Exercise instructions:
Check every line of the data below for the string "chart", and copy the ones that hold it.

- - -

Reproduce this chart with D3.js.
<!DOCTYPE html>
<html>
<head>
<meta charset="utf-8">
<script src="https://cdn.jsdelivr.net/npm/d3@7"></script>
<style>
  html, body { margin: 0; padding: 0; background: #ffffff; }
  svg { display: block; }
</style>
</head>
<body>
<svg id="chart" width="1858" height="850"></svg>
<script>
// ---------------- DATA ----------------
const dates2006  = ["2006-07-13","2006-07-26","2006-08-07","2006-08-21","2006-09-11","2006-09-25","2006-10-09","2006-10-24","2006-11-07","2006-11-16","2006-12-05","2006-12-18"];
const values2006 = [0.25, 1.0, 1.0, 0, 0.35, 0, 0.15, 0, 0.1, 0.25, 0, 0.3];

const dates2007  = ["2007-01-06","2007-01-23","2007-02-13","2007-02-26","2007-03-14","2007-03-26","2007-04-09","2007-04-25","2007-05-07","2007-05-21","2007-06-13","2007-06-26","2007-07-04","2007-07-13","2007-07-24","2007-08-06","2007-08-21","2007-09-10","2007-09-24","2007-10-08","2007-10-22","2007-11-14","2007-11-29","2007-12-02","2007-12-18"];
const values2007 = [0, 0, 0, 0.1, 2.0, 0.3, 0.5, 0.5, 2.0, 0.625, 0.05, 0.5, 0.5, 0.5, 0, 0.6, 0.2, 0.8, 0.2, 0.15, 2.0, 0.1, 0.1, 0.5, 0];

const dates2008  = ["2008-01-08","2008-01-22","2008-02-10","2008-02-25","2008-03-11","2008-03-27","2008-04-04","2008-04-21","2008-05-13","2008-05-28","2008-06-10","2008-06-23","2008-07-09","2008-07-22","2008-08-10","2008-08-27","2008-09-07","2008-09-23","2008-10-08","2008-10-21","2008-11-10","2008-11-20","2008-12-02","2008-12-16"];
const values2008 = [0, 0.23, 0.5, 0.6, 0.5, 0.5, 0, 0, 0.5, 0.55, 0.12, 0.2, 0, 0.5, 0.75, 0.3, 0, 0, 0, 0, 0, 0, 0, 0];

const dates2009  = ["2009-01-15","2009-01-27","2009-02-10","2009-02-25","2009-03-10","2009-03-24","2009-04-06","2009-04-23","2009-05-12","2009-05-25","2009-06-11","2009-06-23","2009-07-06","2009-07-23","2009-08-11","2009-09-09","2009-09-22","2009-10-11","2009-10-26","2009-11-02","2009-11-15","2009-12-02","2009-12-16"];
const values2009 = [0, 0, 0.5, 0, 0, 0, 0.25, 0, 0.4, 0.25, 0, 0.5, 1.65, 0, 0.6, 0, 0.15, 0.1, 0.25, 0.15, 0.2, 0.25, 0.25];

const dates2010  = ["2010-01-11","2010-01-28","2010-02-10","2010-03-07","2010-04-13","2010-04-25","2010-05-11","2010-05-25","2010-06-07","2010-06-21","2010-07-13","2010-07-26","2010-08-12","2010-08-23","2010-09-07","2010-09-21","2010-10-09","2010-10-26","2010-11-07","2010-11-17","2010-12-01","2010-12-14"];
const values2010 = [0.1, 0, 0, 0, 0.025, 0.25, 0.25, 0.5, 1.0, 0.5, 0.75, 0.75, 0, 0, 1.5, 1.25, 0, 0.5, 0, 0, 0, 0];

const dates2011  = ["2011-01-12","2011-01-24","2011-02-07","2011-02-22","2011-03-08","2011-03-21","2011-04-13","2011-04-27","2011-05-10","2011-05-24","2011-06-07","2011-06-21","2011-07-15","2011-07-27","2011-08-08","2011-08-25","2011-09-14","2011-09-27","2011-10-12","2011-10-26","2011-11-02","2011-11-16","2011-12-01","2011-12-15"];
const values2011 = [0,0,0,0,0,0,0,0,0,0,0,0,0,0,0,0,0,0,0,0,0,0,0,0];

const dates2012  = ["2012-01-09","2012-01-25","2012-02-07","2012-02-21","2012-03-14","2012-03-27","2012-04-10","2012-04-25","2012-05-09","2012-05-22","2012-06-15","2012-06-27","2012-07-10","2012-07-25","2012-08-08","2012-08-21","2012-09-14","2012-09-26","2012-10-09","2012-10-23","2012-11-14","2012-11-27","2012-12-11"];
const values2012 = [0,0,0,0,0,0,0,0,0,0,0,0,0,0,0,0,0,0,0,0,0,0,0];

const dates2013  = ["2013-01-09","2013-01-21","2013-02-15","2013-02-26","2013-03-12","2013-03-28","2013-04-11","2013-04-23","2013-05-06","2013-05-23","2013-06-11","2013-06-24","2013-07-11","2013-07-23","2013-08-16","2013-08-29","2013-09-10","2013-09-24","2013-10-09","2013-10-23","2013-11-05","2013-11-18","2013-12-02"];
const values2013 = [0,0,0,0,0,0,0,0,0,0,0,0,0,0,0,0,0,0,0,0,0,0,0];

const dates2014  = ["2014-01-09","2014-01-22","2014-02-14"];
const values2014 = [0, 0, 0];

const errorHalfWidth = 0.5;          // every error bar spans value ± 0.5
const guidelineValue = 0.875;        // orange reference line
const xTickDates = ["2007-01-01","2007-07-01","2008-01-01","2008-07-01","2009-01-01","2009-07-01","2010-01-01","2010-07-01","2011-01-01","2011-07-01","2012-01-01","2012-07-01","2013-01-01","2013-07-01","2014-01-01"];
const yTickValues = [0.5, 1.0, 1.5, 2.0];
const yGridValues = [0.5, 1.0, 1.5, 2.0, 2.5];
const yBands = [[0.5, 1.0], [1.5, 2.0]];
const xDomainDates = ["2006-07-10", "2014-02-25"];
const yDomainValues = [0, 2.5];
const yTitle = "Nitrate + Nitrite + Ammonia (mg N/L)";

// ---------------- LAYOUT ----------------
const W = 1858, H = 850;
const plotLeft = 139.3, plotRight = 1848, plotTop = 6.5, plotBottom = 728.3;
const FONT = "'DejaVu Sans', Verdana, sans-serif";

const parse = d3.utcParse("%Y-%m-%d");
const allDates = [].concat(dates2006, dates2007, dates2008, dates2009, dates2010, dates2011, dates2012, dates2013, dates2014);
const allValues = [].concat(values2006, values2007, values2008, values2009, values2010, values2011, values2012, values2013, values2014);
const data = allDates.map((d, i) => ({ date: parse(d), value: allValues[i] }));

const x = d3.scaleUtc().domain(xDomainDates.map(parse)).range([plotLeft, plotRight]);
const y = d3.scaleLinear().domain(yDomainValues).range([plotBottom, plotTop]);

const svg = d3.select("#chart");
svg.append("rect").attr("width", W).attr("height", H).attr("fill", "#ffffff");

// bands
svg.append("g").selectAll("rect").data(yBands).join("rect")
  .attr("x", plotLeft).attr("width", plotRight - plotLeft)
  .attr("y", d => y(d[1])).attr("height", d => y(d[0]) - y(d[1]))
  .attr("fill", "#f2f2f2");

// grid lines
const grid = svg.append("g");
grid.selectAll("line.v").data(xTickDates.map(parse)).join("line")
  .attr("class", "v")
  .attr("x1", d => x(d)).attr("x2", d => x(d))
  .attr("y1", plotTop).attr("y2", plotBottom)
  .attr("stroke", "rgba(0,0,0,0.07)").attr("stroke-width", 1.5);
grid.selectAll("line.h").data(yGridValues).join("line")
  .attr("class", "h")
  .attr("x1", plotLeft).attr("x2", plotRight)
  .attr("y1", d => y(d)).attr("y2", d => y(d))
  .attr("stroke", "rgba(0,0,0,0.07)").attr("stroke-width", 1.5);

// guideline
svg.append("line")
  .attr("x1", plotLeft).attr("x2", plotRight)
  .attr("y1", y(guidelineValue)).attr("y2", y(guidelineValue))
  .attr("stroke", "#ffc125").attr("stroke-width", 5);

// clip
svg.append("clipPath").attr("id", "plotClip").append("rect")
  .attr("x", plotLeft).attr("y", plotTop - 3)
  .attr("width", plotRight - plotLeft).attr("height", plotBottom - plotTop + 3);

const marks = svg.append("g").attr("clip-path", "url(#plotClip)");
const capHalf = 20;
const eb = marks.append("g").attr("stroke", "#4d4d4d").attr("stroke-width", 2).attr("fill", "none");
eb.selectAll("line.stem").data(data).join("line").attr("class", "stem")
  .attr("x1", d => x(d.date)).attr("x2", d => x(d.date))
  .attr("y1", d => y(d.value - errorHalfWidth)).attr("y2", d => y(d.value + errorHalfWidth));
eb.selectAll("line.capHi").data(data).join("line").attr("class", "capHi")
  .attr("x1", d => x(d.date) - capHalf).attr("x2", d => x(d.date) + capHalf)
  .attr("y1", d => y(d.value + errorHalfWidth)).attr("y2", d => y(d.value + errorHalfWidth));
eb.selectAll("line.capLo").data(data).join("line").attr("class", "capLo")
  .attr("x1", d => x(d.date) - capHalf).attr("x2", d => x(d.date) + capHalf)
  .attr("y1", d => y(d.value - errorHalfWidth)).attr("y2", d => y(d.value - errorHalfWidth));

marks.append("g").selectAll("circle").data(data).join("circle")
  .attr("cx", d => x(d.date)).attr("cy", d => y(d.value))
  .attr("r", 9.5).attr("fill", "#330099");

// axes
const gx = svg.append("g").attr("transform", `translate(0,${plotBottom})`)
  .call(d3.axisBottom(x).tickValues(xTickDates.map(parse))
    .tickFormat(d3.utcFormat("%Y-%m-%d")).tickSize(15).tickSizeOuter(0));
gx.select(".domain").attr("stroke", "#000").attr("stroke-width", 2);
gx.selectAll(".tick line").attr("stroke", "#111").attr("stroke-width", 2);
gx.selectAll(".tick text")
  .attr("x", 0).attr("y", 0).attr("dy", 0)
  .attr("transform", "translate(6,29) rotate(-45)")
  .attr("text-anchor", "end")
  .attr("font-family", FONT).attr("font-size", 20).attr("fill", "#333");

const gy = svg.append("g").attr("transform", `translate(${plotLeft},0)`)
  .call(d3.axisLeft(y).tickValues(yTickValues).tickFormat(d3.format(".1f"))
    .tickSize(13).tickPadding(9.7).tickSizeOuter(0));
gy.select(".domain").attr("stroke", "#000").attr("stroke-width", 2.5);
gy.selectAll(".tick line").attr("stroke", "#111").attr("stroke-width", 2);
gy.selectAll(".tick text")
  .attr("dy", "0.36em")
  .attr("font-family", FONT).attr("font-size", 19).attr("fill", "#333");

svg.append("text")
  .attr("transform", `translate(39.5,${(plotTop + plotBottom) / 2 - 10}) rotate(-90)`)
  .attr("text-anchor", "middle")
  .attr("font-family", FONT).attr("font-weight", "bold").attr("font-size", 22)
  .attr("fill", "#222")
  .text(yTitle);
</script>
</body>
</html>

- - -

Problem solution:
Reproduce this chart with D3.js.
<svg id="chart" width="1858" height="850"></svg>
const svg = d3.select("#chart");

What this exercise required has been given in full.